# Stored data
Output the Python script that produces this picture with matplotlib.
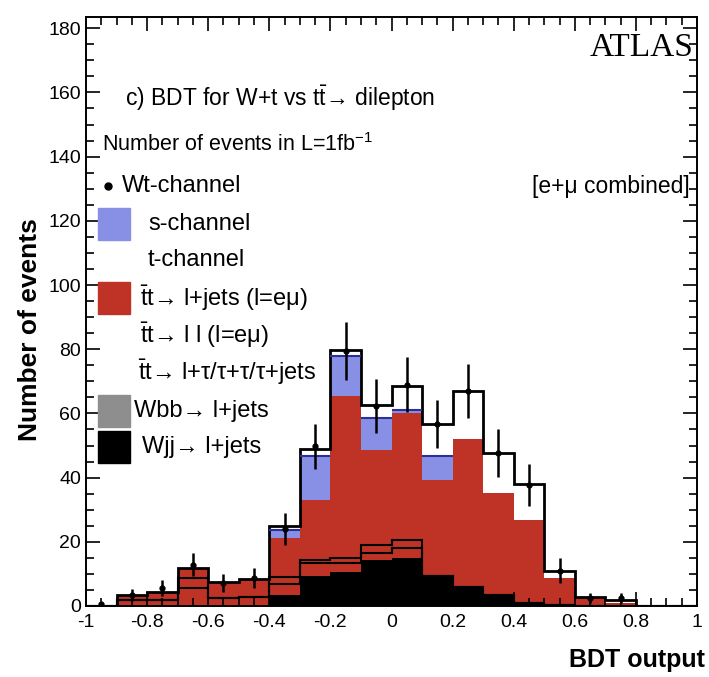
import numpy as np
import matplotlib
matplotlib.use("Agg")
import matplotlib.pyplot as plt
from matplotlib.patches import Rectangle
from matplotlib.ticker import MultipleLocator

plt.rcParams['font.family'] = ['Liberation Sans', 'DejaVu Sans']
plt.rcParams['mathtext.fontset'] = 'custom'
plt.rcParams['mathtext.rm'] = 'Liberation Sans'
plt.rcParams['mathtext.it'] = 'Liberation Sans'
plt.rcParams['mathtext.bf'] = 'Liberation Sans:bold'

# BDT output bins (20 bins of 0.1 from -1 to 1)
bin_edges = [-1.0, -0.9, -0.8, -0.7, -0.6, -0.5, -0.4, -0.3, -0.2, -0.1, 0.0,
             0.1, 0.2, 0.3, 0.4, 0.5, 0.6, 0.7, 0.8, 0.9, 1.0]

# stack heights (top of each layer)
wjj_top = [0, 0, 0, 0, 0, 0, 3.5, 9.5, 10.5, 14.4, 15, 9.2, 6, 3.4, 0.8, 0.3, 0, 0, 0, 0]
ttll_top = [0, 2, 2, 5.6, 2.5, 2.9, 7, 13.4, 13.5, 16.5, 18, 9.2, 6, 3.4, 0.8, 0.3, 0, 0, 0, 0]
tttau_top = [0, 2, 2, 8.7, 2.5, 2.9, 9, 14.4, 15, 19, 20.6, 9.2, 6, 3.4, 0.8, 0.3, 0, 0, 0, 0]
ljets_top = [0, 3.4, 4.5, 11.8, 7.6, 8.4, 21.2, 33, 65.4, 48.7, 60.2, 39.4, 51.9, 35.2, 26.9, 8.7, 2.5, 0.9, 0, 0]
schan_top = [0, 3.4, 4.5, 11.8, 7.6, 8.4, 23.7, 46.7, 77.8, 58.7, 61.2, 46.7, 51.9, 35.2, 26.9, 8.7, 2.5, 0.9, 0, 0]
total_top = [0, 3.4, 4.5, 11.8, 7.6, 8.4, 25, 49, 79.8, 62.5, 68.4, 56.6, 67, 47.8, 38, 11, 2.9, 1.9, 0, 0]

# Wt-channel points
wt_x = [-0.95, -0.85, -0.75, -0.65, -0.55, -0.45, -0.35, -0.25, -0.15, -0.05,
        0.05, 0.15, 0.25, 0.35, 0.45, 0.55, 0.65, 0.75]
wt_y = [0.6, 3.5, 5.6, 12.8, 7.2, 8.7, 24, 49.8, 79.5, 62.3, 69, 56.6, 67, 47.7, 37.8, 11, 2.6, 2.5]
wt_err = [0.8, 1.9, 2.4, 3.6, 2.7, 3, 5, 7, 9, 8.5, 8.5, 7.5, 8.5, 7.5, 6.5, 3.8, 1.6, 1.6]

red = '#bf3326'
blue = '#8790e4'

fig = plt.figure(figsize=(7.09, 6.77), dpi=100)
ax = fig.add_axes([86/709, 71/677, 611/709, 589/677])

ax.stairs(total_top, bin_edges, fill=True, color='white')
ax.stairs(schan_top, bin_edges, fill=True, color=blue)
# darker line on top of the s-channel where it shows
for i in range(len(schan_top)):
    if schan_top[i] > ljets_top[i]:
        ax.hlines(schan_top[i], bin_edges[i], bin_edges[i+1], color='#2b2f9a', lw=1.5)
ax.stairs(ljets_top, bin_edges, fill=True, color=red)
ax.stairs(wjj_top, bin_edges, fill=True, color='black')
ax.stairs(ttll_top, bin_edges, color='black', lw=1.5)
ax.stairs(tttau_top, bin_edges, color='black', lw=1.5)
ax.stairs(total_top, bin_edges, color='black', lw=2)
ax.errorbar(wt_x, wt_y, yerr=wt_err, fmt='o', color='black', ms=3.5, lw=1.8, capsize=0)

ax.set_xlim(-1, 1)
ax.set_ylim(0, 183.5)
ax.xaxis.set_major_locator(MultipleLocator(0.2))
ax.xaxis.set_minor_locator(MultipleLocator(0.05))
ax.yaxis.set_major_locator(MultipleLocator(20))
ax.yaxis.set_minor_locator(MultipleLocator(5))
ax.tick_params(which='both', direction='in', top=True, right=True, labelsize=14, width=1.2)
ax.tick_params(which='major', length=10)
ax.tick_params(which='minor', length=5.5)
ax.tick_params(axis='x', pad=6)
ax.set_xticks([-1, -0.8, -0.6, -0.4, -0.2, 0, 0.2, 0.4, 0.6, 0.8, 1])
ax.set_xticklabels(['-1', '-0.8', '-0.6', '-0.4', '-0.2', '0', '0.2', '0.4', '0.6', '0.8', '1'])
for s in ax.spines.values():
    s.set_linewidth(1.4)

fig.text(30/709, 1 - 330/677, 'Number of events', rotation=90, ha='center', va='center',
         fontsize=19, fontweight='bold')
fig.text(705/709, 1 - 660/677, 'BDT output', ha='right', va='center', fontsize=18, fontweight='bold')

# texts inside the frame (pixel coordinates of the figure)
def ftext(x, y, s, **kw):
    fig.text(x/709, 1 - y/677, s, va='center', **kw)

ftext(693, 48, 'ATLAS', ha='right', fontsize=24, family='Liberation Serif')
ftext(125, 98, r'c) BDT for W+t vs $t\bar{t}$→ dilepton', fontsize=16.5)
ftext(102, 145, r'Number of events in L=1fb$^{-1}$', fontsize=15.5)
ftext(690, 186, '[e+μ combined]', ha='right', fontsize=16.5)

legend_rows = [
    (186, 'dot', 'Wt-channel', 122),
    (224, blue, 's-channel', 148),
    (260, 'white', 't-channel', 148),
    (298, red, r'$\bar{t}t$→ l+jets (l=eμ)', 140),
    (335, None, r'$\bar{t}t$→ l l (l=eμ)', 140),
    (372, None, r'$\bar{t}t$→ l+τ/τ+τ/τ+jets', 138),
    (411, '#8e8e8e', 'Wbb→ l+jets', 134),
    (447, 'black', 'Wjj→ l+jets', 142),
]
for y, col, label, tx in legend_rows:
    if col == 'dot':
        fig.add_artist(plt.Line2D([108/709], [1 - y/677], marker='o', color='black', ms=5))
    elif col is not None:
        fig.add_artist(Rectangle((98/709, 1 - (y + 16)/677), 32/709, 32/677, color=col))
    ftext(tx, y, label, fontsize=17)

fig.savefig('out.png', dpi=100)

# The exercise
Give again, word for word, every line from the top of the data through the line with "plt.rcParams['mathtext.bf'] = 'Liberation", both ends included, and exclude the pictures.

# Written reply
Output the Python script that produces this picture with matplotlib.
import numpy as np
import matplotlib
matplotlib.use("Agg")
import matplotlib.pyplot as plt
from matplotlib.patches import Rectangle
from matplotlib.ticker import MultipleLocator

plt.rcParams['font.family'] = ['Liberation Sans', 'DejaVu Sans']
plt.rcParams['mathtext.fontset'] = 'custom'
plt.rcParams['mathtext.rm'] = 'Liberation Sans'
plt.rcParams['mathtext.it'] = 'Liberation Sans'
plt.rcParams['mathtext.bf'] = 'Liberation Sans:bold'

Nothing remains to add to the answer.